Who says it isn't easy being green.
Last month – when AGL boss, Andy Vesey, unveiled the energy group's $800 million underlying profit for the financial year just ended – analysts were asking whether it still made sense to stick to its timeline of closing down its incredibly profitable coal-powered stations such as Liddell, starting in 2022.
"In this environment, we just don't see new development of coal as economically rational even before factoring in the carbon cost," he said of AGL's attitude to coal power.
He also spoke of the "significant" capital investment required to re-service a power plant such as Liddell, which is not much younger than he is.
"And the question we have to ask, is if we're going to make a significant investment in generation, would we do it in an older plant, which is less reliable with higher maintenance costs, or should we be making that investment in new technology, which aligns with what we believe is the future, which will give a greater value, long term, to our shareholders. Well, we've chosen the second, and we are still of that view."
Vesey's steadfast adherence to his position means Malcolm Turnbull will almost certainly have to pay through the nose if he wants to transfer the Liddell power station to another operator.
It will almost certainly alleviate AGL of the need to spend hundreds of millions of dollars on plant closure and remediation for Liddell in 2022.
Meanwhile, Vesey will probably continue to reap his $7 million-plus remuneration as the chaos of the government's energy policy boosts AGL's coal-powered earnings. And Vesey will continue to be an articulate champion of economic forces that now make renewable energy an inevitability.
It's not hypocrisy on Vesey's part, it's a smart, and profitable, strategy for getting his investors from Point A (carbon) to Point B (renewable).
Not that he needs to explain this to Turnbull. Our Prime Minister installed a massive solar and battery storage system at his Point Piper home this year.
The real estate industry's all important spring sales season has begun and the biggest listing has just hit the market.
It has no rooms, no bathrooms, or parking, and is yours for just $16 million (subject to negotiation).
In case you hadn't guessed, it is not actually a house, it is the 20.44 million shares in John McGrath's ASX-listed McGrath Ltd that former agents are trying to offload as early as this Friday when the shackles come off their 14.66 per cent stake in the business.
Escrow conditions have prevented McGrath insiders from offloading their shares in the hapless business since it listed on the stock market in December 2015 at $2.10 a share.
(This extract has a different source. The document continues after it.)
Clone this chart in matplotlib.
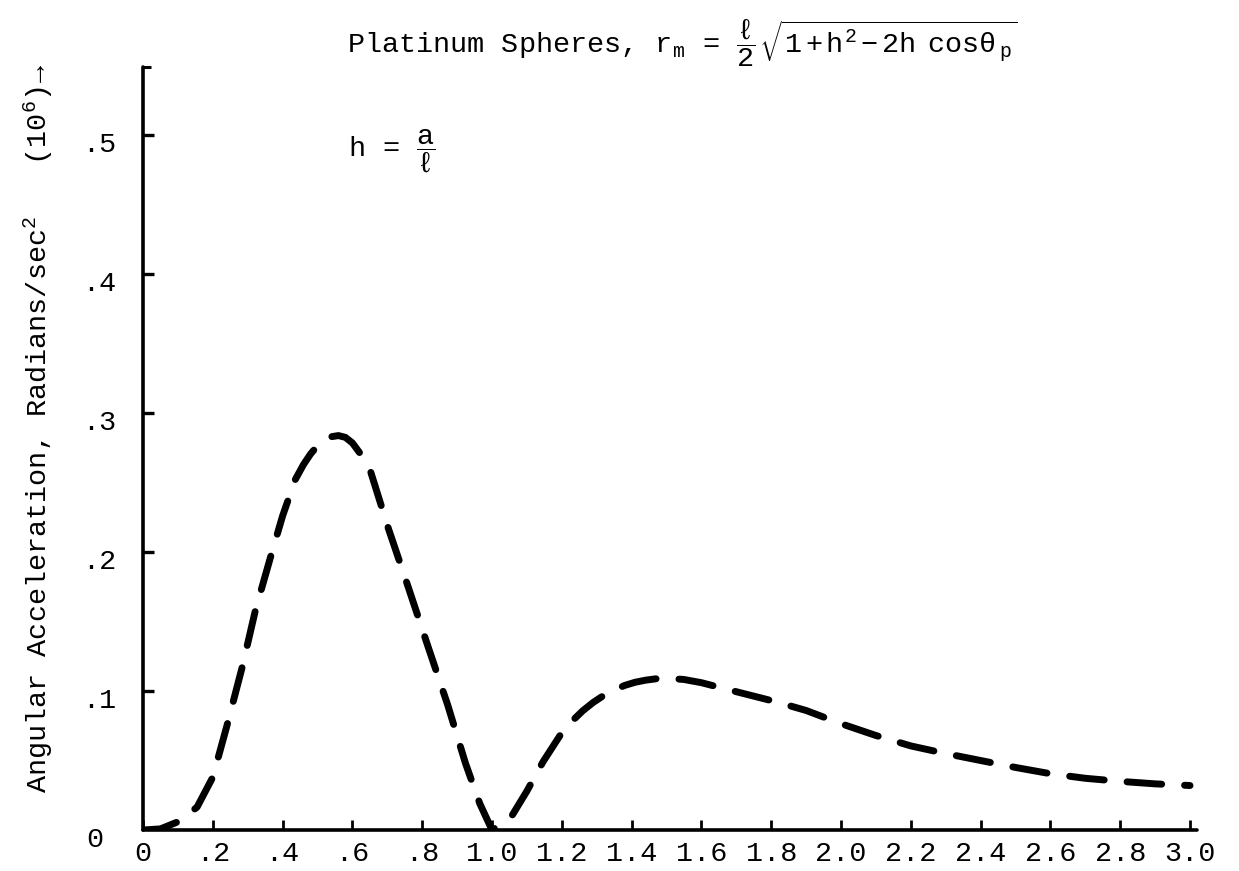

An ASX notice on Wednesday alerted to the market that these former McGrath stars – some of whom left the agency to set up a rival real estate business – have banded together to collectively sell their shares which are now worth around 80¢ each.
These agents, including stars such as Matt Lahood, Ben Collier and Brad Gillespie, have watched their stake shed $26.5 million in value since the IPO.
There is no doubting the intent to sell.
"I'm now unfortunately in competition with my own investment," said Lahood earlier this year of his decision to set up rival group, The Agency, while being forced to keep his McGrath shares.
Unfortunately for Lahood, his decision to flee McGrath and set up a rival operation was one of the triggers that saw McGrath shares hit a low of 54¢ in June.
The document released to the ASX declared the group "intends to act in a co-ordinated manner in relation to any sale of their shares in McGrath Ltd."
There is growing speculation that McGrath himself may look to privatise the company.
He still holds a 28 per cent stake in the agency.
Like any good agent, McGrath picked the top of the market for the agency's shares when he sold $37.4 million worth of his stock into the public float in 2015.